The Rumpus Room didn’t recreate the anticipation and excitement of the F1 World Championship. The digital & social production agency recorded it as it happened.
Lewis Hamilton won his second F1 World Championship in Abu Dhabi on November 23. He was right to thank his fans…
“…For my fans, I always say we win and we lose together. We’ve asked for a series of clips from fans this week and when I saw it, something happened in my heart…They’ve been through thick and thin with me, they make it even more special being at the top and they make me believe I can do anything. A big thank you to them.”
…They created the campaign that made his win the most watched of the racing season.
The BBC achieved its highest Formula 1 viewing figures of the 2014 Formula 1 world championship season. Viewing peaked at 6.5 million viewers (42% share of audience) and averaged 4.7 million viewers. Earlier in the season, the Canadian Grand Prix had a peak audience of 5.2 million viewers and an average 4.6 million.
The job of creating the buzz that would glue viewers to their TVs during the qualifying and final races was given to The Sweet Shop’s digital and social production sister agency, The Rumpus Room. The agency could have recreated the anticipation and excitement of the event in an emotive film, using peak moment clips, slo-mo and music.
It did something entirely different. The agency asked Lewis Hamilton’s 7+ million fans (#TeamLH) to record their anticipation, excitement and encouragement – in real time, across four days from Thursday to finals day, Sunday. The agency was then able to record the build up to the event, again in real time, and release a powerful global #TeamLHmovie hours after the final race.
The Rumpus Room created a real-time, social/ mobile activation that allowed the agency to set video challenges, with fans reacting to real time events during the whole race weekend. In this way, the agency directed fans to tell the story from their own point of view. The final race film became a portrait of a global fan base experiencing a moment in history together. It gained over 1 million views in under 14 hours on Facebook alone.

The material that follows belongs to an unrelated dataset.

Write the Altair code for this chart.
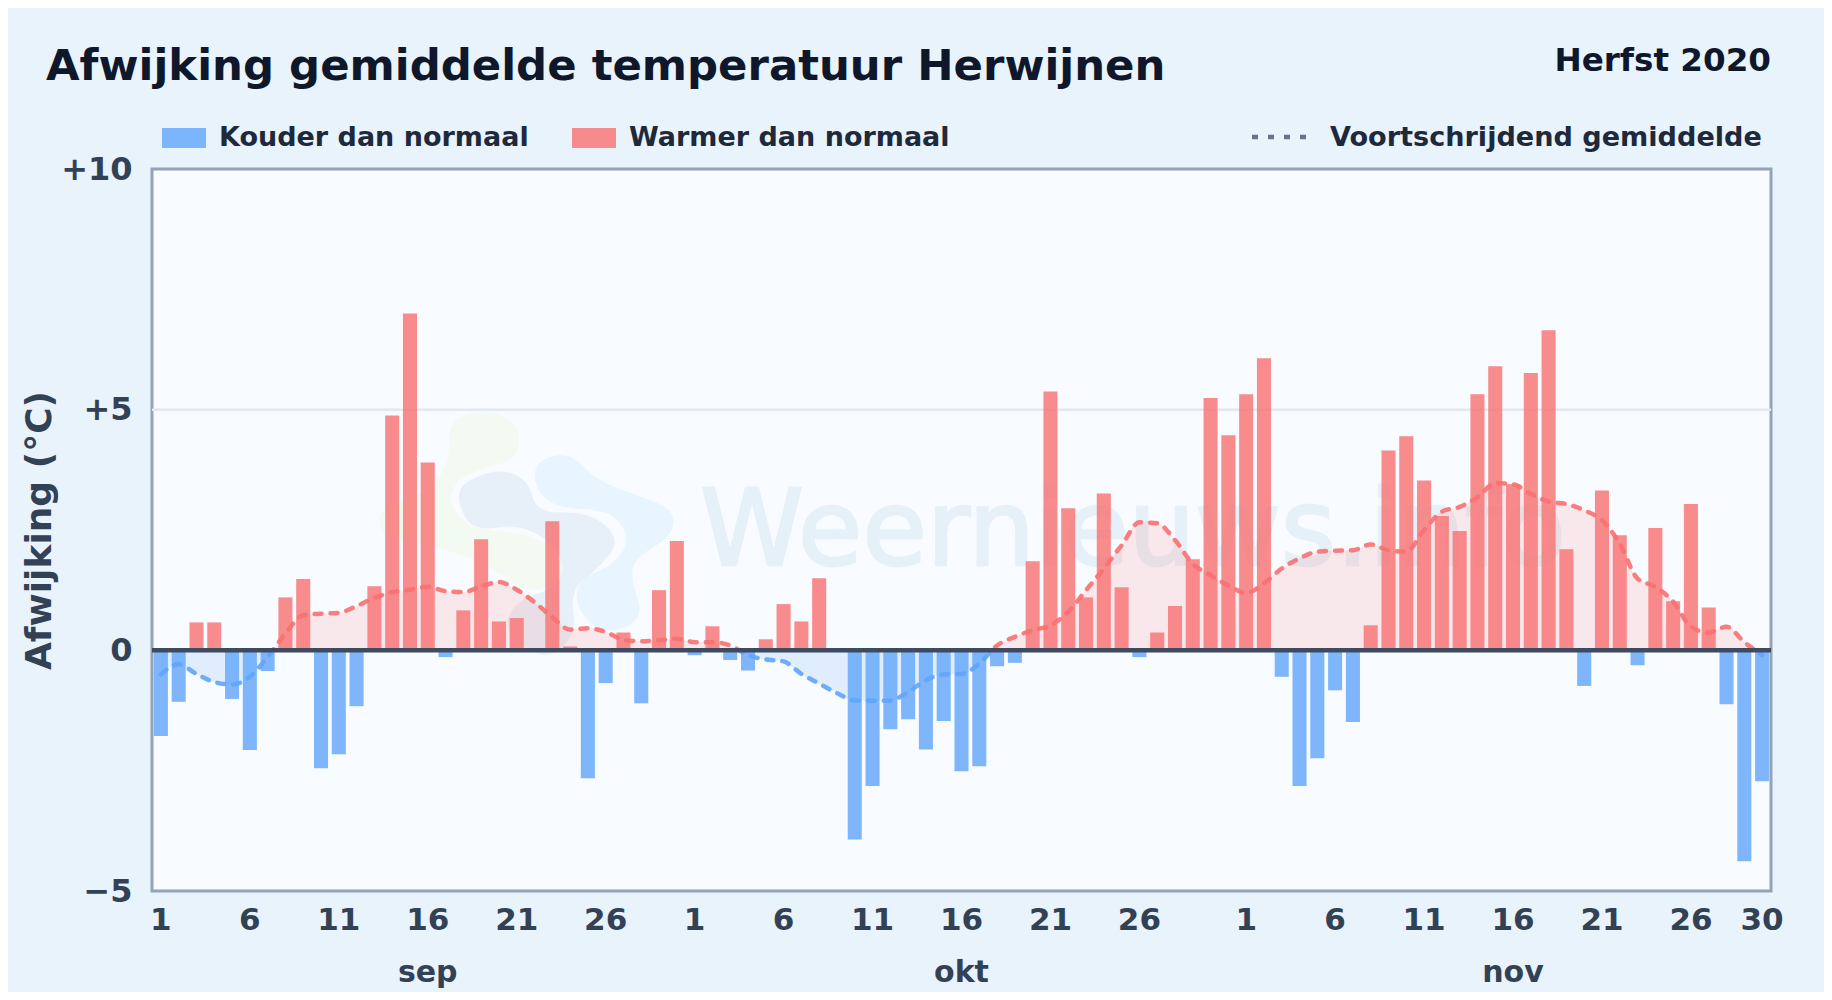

The film series was supported by streams of bite-size social content, including a series of daily Instagram video teasers, and fan-focused images and quotes. An ‘always on’ social strategy was used across four fan base channels, supported by social outreach to ensure that key fans and influencers were involved as co-creators and ambassadors of the project.
The results were pretty spectacular. On top of the role the campaign played in the BBC’s viewing achievements, #TeamLHmovie had a reach of over 40,000,000+ during the seven day activation, and #TeamLH appeared in 68,000+ posts – almost three times as many as #LewisHamilton.